Pedro Almodovar's newest, airiest film does have some sort of sociological message stirred into the mix, but it is merely an aftertaste, easily washed down. First and foremost “I'm So Excited!” is late night cabaret – funny, filthy and more than a little bit sloshed.
The cartoonishly decorated jet airliner (it's the same teal color as Sully!) where 90% of the action takes place is the perfect stage as we literally go round and round, watching the pilots, stewards and passengers (in first class only) spill their guts and reclaim their lives. The landing gear is damaged (thanks to a goofy cameo from Antonio Banderas and Penelope Cruz) and as emergency crews prepare a runway, our trio of flamboyant hosts vamp for time.
Our swishy lead Joserra (Javier Camara) is honest to a fault, the tequila-guzzling Ulloa (Raul Averalo) is a force of nature and the tsking, comparatively conservative Fajas (Carlos Areces) gets a laugh each and every time he brushes the hair from his forhead.
There are shenanigans in the galley, the cockpit and among the passengers, too, each of whom react to their potential doom in amusingly nonchalant ways. As we learn of coincidences that link everyone together, “I'm So Excited” presents itself as something of a bawdy, boozy Agatha Christie-like exercise.
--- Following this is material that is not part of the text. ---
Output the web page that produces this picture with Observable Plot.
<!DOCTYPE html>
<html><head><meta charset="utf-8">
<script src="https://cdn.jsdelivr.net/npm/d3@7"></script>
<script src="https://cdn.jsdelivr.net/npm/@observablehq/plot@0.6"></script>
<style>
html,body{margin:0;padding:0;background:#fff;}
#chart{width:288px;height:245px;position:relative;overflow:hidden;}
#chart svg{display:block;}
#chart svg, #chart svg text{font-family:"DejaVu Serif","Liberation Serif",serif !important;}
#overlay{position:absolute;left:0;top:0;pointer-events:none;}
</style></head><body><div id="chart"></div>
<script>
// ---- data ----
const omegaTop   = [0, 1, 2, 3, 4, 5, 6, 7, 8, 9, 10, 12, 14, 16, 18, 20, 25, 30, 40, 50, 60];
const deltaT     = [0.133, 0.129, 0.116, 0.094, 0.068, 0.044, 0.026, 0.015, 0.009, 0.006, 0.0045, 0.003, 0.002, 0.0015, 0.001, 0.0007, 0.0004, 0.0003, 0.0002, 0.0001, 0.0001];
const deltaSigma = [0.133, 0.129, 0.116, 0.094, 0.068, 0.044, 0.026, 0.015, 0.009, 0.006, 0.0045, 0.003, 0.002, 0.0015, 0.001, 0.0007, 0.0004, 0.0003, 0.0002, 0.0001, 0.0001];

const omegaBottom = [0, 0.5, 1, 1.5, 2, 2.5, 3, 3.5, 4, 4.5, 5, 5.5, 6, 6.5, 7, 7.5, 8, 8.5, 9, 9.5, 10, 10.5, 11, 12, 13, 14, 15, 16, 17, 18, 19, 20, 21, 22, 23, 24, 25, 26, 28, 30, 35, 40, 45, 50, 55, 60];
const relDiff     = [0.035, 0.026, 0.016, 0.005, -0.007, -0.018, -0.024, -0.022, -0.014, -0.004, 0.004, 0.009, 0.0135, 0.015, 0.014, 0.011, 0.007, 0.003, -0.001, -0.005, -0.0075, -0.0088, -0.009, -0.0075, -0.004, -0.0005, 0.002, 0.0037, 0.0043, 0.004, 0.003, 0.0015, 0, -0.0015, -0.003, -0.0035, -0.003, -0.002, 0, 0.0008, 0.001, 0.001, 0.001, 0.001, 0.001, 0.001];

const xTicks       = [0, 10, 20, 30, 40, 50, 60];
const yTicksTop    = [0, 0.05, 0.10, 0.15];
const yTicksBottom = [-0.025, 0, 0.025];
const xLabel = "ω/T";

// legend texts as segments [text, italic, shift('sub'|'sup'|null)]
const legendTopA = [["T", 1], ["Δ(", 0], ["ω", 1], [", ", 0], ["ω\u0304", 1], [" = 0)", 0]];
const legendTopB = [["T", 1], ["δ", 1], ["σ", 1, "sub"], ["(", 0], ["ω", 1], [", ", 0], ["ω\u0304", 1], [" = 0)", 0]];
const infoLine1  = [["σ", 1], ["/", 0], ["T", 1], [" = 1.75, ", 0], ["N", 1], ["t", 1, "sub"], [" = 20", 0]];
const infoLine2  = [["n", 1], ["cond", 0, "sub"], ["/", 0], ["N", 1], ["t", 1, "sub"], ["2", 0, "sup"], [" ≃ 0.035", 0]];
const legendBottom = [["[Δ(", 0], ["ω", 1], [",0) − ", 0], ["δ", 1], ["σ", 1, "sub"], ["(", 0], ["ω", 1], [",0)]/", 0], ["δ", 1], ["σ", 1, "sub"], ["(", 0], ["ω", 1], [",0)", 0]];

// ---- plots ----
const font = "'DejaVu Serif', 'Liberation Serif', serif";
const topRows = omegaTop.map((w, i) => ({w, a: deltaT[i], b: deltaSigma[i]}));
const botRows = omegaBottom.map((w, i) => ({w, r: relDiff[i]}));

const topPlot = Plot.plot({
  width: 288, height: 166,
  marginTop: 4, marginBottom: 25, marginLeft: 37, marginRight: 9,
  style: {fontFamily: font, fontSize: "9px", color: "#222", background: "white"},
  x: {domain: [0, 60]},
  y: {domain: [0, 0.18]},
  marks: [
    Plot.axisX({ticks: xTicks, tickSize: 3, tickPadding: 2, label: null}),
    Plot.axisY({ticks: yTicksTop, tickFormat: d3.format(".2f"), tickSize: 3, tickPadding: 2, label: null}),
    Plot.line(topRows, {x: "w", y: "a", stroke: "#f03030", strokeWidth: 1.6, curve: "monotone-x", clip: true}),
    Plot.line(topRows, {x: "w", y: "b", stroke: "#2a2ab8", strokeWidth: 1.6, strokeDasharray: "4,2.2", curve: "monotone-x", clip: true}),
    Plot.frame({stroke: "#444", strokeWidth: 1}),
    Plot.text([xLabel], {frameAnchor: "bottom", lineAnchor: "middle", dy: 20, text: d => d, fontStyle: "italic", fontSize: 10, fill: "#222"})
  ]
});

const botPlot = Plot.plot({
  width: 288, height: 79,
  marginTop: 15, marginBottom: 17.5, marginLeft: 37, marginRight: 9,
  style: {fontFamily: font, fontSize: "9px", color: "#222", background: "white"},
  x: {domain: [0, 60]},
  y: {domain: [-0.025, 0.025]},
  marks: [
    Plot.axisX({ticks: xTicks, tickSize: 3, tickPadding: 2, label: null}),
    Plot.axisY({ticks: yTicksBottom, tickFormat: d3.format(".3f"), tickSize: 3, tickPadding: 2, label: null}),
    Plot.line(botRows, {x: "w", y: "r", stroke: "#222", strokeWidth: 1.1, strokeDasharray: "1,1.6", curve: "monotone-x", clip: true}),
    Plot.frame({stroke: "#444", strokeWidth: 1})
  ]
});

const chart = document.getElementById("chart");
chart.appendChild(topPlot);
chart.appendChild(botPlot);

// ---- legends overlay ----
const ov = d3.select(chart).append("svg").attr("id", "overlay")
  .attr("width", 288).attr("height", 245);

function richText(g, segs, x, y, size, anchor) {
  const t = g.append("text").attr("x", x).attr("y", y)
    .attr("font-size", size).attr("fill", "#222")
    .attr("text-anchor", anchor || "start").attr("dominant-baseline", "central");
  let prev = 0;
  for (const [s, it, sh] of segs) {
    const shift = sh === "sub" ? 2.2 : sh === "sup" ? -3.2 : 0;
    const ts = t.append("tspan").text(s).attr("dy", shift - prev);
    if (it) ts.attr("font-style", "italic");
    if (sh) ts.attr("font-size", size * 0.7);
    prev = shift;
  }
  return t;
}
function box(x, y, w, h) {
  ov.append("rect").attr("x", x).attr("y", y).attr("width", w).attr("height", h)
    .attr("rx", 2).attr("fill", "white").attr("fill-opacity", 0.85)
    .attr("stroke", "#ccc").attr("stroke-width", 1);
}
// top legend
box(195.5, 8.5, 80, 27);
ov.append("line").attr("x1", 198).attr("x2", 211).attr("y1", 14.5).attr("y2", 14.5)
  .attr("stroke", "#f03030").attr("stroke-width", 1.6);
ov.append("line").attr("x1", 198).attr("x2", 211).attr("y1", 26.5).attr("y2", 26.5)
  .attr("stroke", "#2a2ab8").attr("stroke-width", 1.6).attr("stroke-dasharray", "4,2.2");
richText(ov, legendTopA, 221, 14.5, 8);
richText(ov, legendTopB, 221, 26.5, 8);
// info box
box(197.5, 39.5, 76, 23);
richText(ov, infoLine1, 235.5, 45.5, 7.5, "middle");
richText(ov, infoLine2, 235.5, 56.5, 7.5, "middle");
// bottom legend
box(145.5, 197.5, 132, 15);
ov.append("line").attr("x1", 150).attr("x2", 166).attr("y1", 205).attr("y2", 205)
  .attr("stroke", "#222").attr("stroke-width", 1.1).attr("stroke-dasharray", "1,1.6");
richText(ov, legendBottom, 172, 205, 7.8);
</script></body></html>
Indeed, it does feel a lot like a “filmed play” except for one remarkable sequence at about the thirty minute mark.
Many of the passengers decide to make a call home, including “the Actor” (Guillermo Toledo.) The bright, zing-heavy tone turns far more melodramatic (though no less coincidence-prone) as we check in on the women in his life back in Madrid. It feels a bit like a preexisting short film that has been shoehorned into this movie, and in a less lighthearted frame of mind I might be tempted to throw up my hands and shout “what the hell is this intrusion doing in this movie?” Two things stopped me. One, the sequence is gorgeous and two, when you are under the stewardship of “if it feels good, it is good” it's somewhat difficult to get up on your high horse.
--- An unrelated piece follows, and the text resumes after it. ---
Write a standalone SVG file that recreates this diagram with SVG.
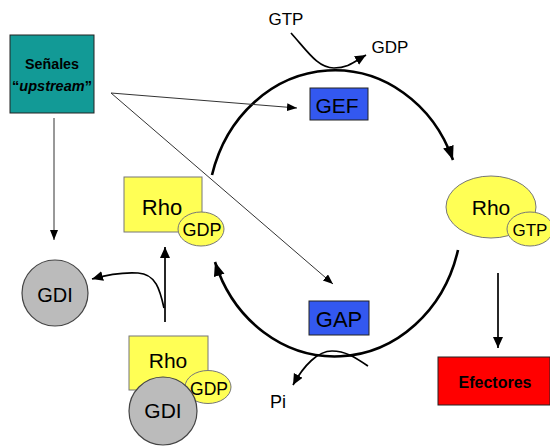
<svg xmlns="http://www.w3.org/2000/svg" width="550" height="446" viewBox="0 0 550 446">
<style>
text{font-family:"Liberation Sans",Arial,sans-serif;fill:#000;text-anchor:middle}
.yel{fill:#ffff55;stroke:#777;stroke-width:1}
.gdi{fill:#bbbbbb;stroke:#444;stroke-width:1.2}
.blue{fill:#3358f0;stroke:#222;stroke-width:1}
.cyc{fill:none;stroke:#000;stroke-width:2.6}
.med{fill:none;stroke:#000;stroke-width:1.7}
.thin{fill:none;stroke:#333;stroke-width:1}
</style>
<defs>
<marker id="big" markerUnits="userSpaceOnUse" markerWidth="15" markerHeight="12" refX="14" refY="5.5" orient="auto"><path d="M0,0 L14,5.5 L0,11 z" fill="#000"/></marker>
<marker id="mid" markerUnits="userSpaceOnUse" markerWidth="12" markerHeight="11" refX="11" refY="5" orient="auto"><path d="M0,0 L11,5 L0,10 z" fill="#000"/></marker>
<marker id="sm" markerUnits="userSpaceOnUse" markerWidth="11" markerHeight="9" refX="10" refY="4" orient="auto"><path d="M0,0 L10,4 L0,8 z" fill="#000"/></marker>
</defs>

<g id="connectors">
<path class="cyc" d="M212 175 A127 141 0 0 1 453 160" marker-end="url(#big)"/>
<path class="cyc" d="M458 250 A127 141 0 0 1 215 262" marker-end="url(#big)"/>
<path class="med" d="M291 33 C308 52 318 68 334 68 C348 68 354 62 366 55" marker-end="url(#mid)"/>
<path class="med" d="M368 366 C356 358 346 351 332 351 C318 351 304 365 293 385" marker-end="url(#mid)"/>
<path class="thin" d="M111 93 L297 108" marker-end="url(#sm)"/>
<path class="thin" d="M111 93 L333 284" marker-end="url(#sm)"/>
<path class="thin" d="M54 118 L54 240" marker-end="url(#sm)"/>
<path class="med" d="M165 322 L165 247" marker-end="url(#mid)"/>
<path class="med" d="M164 308 C160 290 156 274 138 273 C122 272 106 275 92 279" marker-end="url(#mid)"/>
<path class="med" d="M498 273 L498 348" marker-end="url(#mid)"/>
</g>

<g id="senales">
<rect x="10" y="35" width="84" height="78" fill="#129a96" stroke="#222" stroke-width="1"/>
<text x="52" y="69" font-size="14.3" font-weight="bold">Señales</text>
<text x="52" y="91" font-size="14.5" font-weight="bold">“<tspan font-style="italic">upstream</tspan>”</text>
</g>

<g id="gtp-label"><text x="286" y="25" font-size="17">GTP</text></g>
<g id="gdp-label"><text x="390" y="53" font-size="17">GDP</text></g>

<g id="gef">
<rect class="blue" x="310" y="88" width="58" height="32"/>
<text x="337" y="113" font-size="21">GEF</text>
</g>

<g id="gap">
<rect class="blue" x="309" y="301" width="60" height="34"/>
<text x="339" y="327" font-size="22">GAP</text>
</g>

<g id="pi-label"><text x="278" y="408" font-size="18">Pi</text></g>

<g id="rho-gdp">
<rect class="yel" x="124" y="177" width="78" height="55"/>
<text x="162" y="215" font-size="22">Rho</text>
<ellipse class="yel" cx="201" cy="229" rx="23" ry="17"/>
<text x="202" y="236" font-size="18">GDP</text>
</g>

<g id="rho-gtp">
<ellipse class="yel" cx="491" cy="207" rx="45" ry="31"/>
<text x="491" y="215" font-size="21">Rho</text>
<ellipse class="yel" cx="530" cy="229" rx="23" ry="17"/>
<text x="530" y="236" font-size="17">GTP</text>
</g>

<g id="gdi">
<circle class="gdi" cx="55" cy="293" r="33"/>
<text x="55" y="302" font-size="20">GDI</text>
</g>

<g id="rho-gdp-gdi">
<rect class="yel" x="129" y="336" width="79" height="54"/>
<text x="168" y="368" font-size="21">Rho</text>
<ellipse class="yel" cx="208" cy="387" rx="23" ry="16.5"/>
<text x="209" y="395" font-size="17.5">GDP</text>
<circle class="gdi" cx="163" cy="411" r="34"/>
<text x="163" y="418" font-size="21">GDI</text>
</g>

<g id="efectores">
<rect x="438" y="357" width="112" height="48" fill="#ff0000" stroke="#222" stroke-width="1"/>
<text x="495" y="388" font-size="16" font-weight="bold">Efectores</text>
</g>
</svg>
“I'm So Excited!” climaxes with a magic hour lit frenzy of drug-fueled sex, but all done in, you know, a classy manner. (The costumes are too gorgeous to take all the way off.) This is a story whose focus are those who are normally on the fringes. Our heroes are gay or bisexual men. The only women with large speaking parts are a mid-50s “puma” (that's Spanish for cougar) and a childlike, rural (and clairvoyant!) 40 year-old virgin. There's a conventional “hottie” by Hollywood standards, but Almodovar keeps her in a doped-up, silent haze the entire time. Enough people are making movies about her, he has other subjects in mind.
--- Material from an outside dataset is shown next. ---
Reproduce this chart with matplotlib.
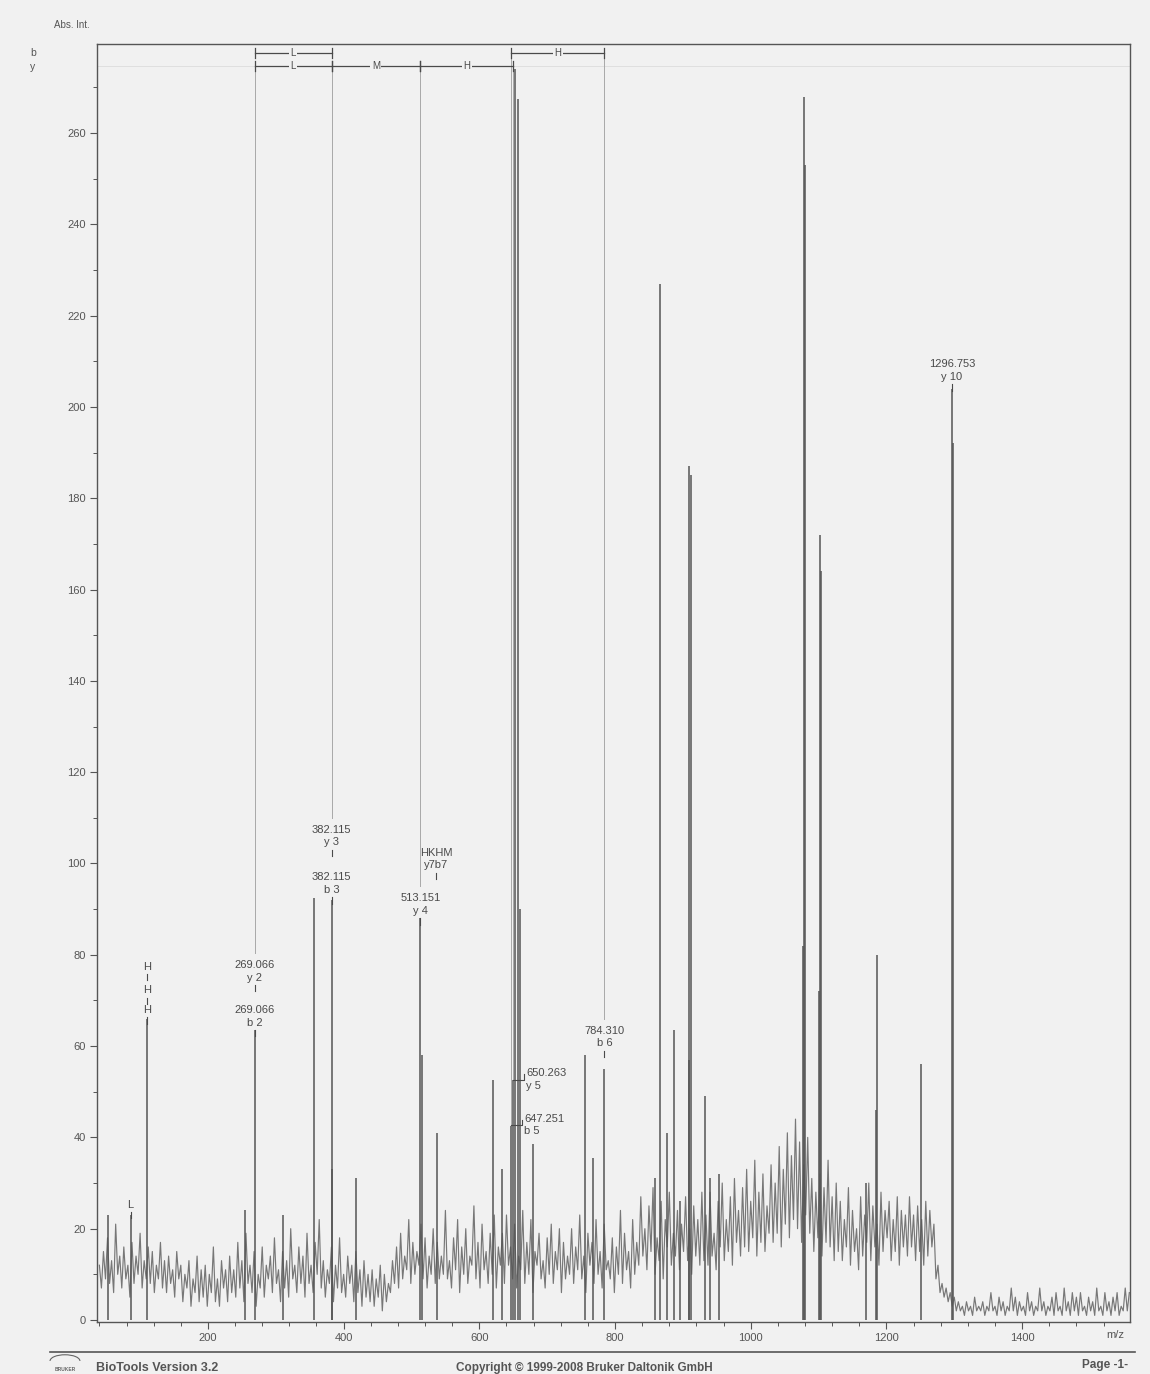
import numpy as np
import matplotlib.pyplot as plt
from matplotlib.ticker import MultipleLocator
from matplotlib.patches import Arc

plt.rcParams['font.family'] = ['Liberation Sans', 'DejaVu Sans']

BG = '#f1f1f1'
INK = '#4a4a4a'

# baseline profile, one point every 3 m/z starting at m/z 40
noise_start = 40
noise_step = 3
noise = [
    12, 7, 15, 9, 18, 8, 13, 6, 21, 10, 14, 7, 16, 9, 12, 5, 17, 8, 14, 10, 19, 7, 13, 9, 16, 8, 15, 6, 12, 9, 17, 7, 13,
    6, 14, 8, 11, 5, 15, 9, 12, 4, 10, 7, 13, 3, 9, 6, 14, 4, 11, 5, 12, 3, 10, 6, 16, 4, 9, 3, 13, 7, 11, 4, 14, 6,
    11, 5, 17, 7, 13, 4, 19, 8, 12, 6, 15, 3, 10, 7, 16, 5, 12, 9, 14, 6, 18, 8, 11, 4, 15, 7, 13, 5, 20, 9, 12, 6, 16,
    8, 14, 5, 19, 8, 12, 6, 17, 10, 22, 7, 13, 5, 11, 8, 16, 4, 12, 7, 18, 6, 10, 5, 14, 8, 12, 4, 15, 6, 11, 3, 13, 5,
    10, 4, 11, 3, 9, 5, 12, 2, 10, 4, 8, 6, 13, 8, 16, 7, 19, 9, 14, 11, 22, 8, 17, 10, 15, 12, 21, 9, 18, 7, 14, 10, 20,
    8, 17, 9, 14, 10, 24, 9, 13, 7, 18, 11, 22, 6, 16, 10, 20, 8, 14, 12, 25, 9, 17, 7, 21, 11, 15, 8, 19, 10, 23, 7, 16, 12,
    19, 8, 23, 12, 16, 9, 21, 7, 14, 11, 24, 8, 17, 10, 22, 6, 15, 12, 19, 9, 13, 7, 18, 10, 21, 8, 15, 11, 20, 6, 17, 9, 14,
    10, 20, 8, 16, 11, 23, 9, 14, 6, 19, 12, 17, 8, 22, 10, 15, 7, 21, 11, 13, 9, 18, 6, 16, 10, 24, 8, 19, 11, 15, 7, 22, 10,
    17, 12, 27, 14, 20, 11, 25, 15, 29, 10, 18, 13, 26, 9, 22, 16, 28, 12, 19, 14, 24, 11, 21, 15, 27, 13, 20, 10, 25, 14, 22, 12, 28,
    13, 23, 12, 28, 14, 19, 11, 26, 16, 30, 13, 22, 15, 27, 12, 31, 17, 24, 14, 29, 16, 33, 15, 26, 18, 35, 14, 28, 17, 32, 15, 25, 19,
    34, 17, 30, 19, 38, 16, 33, 21, 41, 18, 36, 22, 44, 20, 39, 17, 34, 23, 40, 19, 31, 15, 28, 18, 32, 14, 29, 17, 35, 16, 27, 13, 30,
    15, 26, 13, 22, 16, 29, 12, 24, 15, 20, 11, 27, 14, 23, 17, 30, 13, 25, 16, 21, 12, 28, 15, 24, 18, 26, 13, 22, 15, 27, 12, 24, 16,
    23, 14, 27, 16, 23, 13, 25, 15, 22, 12, 26, 14, 24, 16, 21, 9, 12, 6, 8, 5, 7, 4, 6, 3, 5, 2, 4, 2, 3, 1, 4, 2, 3,
    1, 5, 2, 3, 2, 4, 1, 3, 2, 6, 2, 3, 1, 5, 2, 4, 1, 3, 2, 7, 2, 5, 1, 4, 2, 3, 1, 6, 2, 4, 1, 3, 2,
    7, 2, 4, 1, 3, 2, 5, 1, 6, 2, 3, 1, 7, 2, 4, 1, 6, 2, 5, 1, 6, 2, 3, 1, 5, 2, 4, 1, 7, 2, 3, 1, 6,
    2, 4, 1, 5, 2, 6, 1, 3, 2, 7, 2, 6,
]

# centroided fragment peaks
peak_mz = [53, 86.1, 110.07, 254.5, 269.066, 310, 356, 382.115, 382.6, 418,
           513.151, 516, 537.6, 620.6, 633, 647.251, 650.263, 653, 656.5, 659.5,
           679.6, 755.8, 768, 784.310, 859, 866.3, 876, 887, 896, 909, 909.6, 911.5,
           932.6, 940, 953, 1077, 1078.0, 1079.5, 1101, 1102, 1103.5, 1170,
           1184.5, 1185.5, 1251, 1296.753, 1297.8]
peak_int = [23, 23, 66, 24, 63.5, 23, 92.5, 92, 33, 31,
            88, 58, 41, 52.6, 33, 42.5, 52.5, 274, 267.5, 90,
            38.5, 58, 35.5, 55, 31, 227, 41, 63.5, 26, 187, 57, 185,
            49, 31, 32, 82, 268, 253, 72, 172, 164, 30,
            46, 80, 56, 204, 192]

# ion labels stacked above their peaks
label_mz = [86.1, 110.07, 110.07, 110.07, 269.066, 269.066, 382.115, 382.115,
            513.151, 536.0, 784.310, 1296.753]
label_int = [23.7, 66.3, 70.6, 75.8, 63.5, 73.4, 92.6, 103.0,
             88.0, 98.0, 59.0, 205.0]
label_text = ['L', 'H', 'H', 'H', '269.066\nb 2', '269.066\ny 2', '382.115\nb 3',
              '382.115\ny 3', '513.151\ny 4', 'HKHM\ny7b7', '784.310\nb 6',
              '1296.753\ny 10']

# ion labels set beside the peak with a short leader
side_mz = [650.263, 647.251]
side_int = [52.6, 42.7]
side_text = ['650.263\ny 5', '647.251\nb 5']

# sequence ladders
b_from = [269.066, 647.251]
b_to = [382.115, 784.310]
b_res = ['L', 'H']
y_from = [269.066, 382.115, 513.151]
y_to = [382.115, 513.151, 650.263]
y_res = ['L', 'M', 'H']

fig = plt.figure(figsize=(11.5, 13.74), dpi=100, facecolor=BG)
ax = fig.add_axes([0.0843, 0.03785, 0.8983, 0.9301], facecolor=BG)

mz = noise_start + noise_step * np.arange(len(noise))
ax.plot(mz, noise, color='#777777', lw=0.85, zorder=2)
ax.vlines(peak_mz, 0, peak_int, color='#555555', lw=1.1, zorder=3)

# stacked labels with their small marks
for m, h, t in zip(label_mz, label_int, label_text):
    ax.plot([m, m], [h - 1.4, h], color=INK, lw=0.8, zorder=4)
    ax.text(m, h + 0.5, t, ha='center', va='bottom', fontsize=8,
            color=INK, linespacing=1.35, zorder=5)

for m, h, t in zip(side_mz, side_int, side_text):
    ax.plot([m, m + 16, m + 16], [h, h, h + 1.2], color=INK, lw=0.8, zorder=4)
    ax.text(m + 19, h, t, ha='left', va='center', fontsize=8,
            color=INK, linespacing=1.35, zorder=5)

# ladder rows
b_row, y_row = 277.6, 274.7
ax.plot([ax.get_xlim()[0], 1560], [y_row, y_row], color='#dcdcdc', lw=0.6, zorder=1)
for row, starts, ends, res in ((b_row, b_from, b_to, b_res), (y_row, y_from, y_to, y_res)):
    for a, b, r in zip(starts, ends, res):
        ax.plot([a, b], [row, row], color=INK, lw=0.9, zorder=4)
        ax.plot([a, a], [row - 1.1, row + 1.1], color=INK, lw=0.9, zorder=4)
        ax.plot([b, b], [row - 1.1, row + 1.1], color=INK, lw=0.9, zorder=4)
        ax.text((a + b) / 2, row, r, ha='center', va='center', fontsize=7, color=INK,
                zorder=5, bbox=dict(boxstyle='square,pad=0.15', fc=BG, ec='none'))

# drop lines from the ladders to the labels below
label_tops = {}
for m, h in zip(label_mz, label_int):
    label_tops[round(m, 3)] = max(label_tops.get(round(m, 3), 0), h + 7)
for m, h in zip(side_mz, side_int):
    label_tops[round(m, 3)] = h
for m in sorted(set(b_from + b_to + y_from + y_to)):
    row = b_row if m in (647.251, 784.310) else y_row
    ax.plot([m, m], [row, label_tops.get(round(m, 3), 0)], color='#a8a8a8',
            lw=0.7, zorder=1)

ax.set_xlim(36.4, 1559)
ax.set_ylim(-0.44, 279.5)
ax.xaxis.set_major_locator(MultipleLocator(200))
ax.xaxis.set_minor_locator(MultipleLocator(40))
ax.yaxis.set_major_locator(MultipleLocator(20))
ax.yaxis.set_minor_locator(MultipleLocator(10))
ax.tick_params(which='major', direction='out', length=5, width=0.8, color='#555555',
               labelsize=8, labelcolor='#555555', pad=3)
ax.tick_params(which='minor', direction='out', length=3, width=0.7, color='#555555')
for s in ax.spines.values():
    s.set_color('#555555')
    s.set_linewidth(1.0)

fig.text(0.9696, 0.0284, 'm/z', fontsize=8, color='#555555', ha='center', va='center')
fig.text(0.0626, 0.9818, 'Abs. Int.', fontsize=7, color='#555555', ha='center', va='center')
fig.text(0.0287, 0.9614, 'b', fontsize=7.5, color='#555555', ha='center', va='center')
fig.text(0.0287, 0.9512, 'y', fontsize=7.5, color='#555555', ha='center', va='center')

# page footer
fig.add_artist(plt.Line2D([0.0435, 0.987], [0.016, 0.016], color='#555555', lw=1.2))
fig.text(0.0835, 0.0045, 'BioTools Version 3.2', fontsize=9, fontweight='bold',
         color='#555555', ha='left', va='center')
fig.text(0.508, 0.0045, 'Copyright \u00a9 1999-2008 Bruker Daltonik GmbH', fontsize=8.5,
         fontweight='bold', color='#555555', ha='center', va='center')
fig.text(0.981, 0.0065, 'Page -1-', fontsize=8.5, fontweight='bold', color='#555555',
         ha='right', va='center')
fig.add_artist(Arc((0.0565, 0.0095), 0.026, 0.009, theta1=0, theta2=180,
                   transform=fig.transFigure, color='#666666', lw=0.8))
fig.text(0.0565, 0.0035, 'BRUKER', fontsize=3.5, fontweight='bold', color='#666666',
         ha='center', va='center')

fig.savefig('out.png', dpi=100, facecolor=BG)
Despite the fabulousness of the set and choreography (yes, there's a musical number) I can't emphasize enough the thick strain of delicious sleaze in “I'm So Excited!” This is very much a flashback to Almodovar's earlier work, a love letter to the hedonism found in, say, “Pepi, Luci, Bom” and “Dark Habits.” If you have an uncle-in-law whose attitudes toward gay lifestyle is still in its “evolving” stage, a movie like this may spike the punch. This is not a palatable “Billy Elliot”-prance, this is, at times, unashamed, foul and proud. (Though maybe some shock and awe might do your uncle-in-law some good, what do I know?)
The point is, by the end we get to know and like everyone on board – even the nefarious Mexican dude who looks like Frank Zappa - and it is time to assume crash position. The plane lands softly on a bed of foam, a perfect allegory for the champagne bubbles and lightness permeating the entire affair.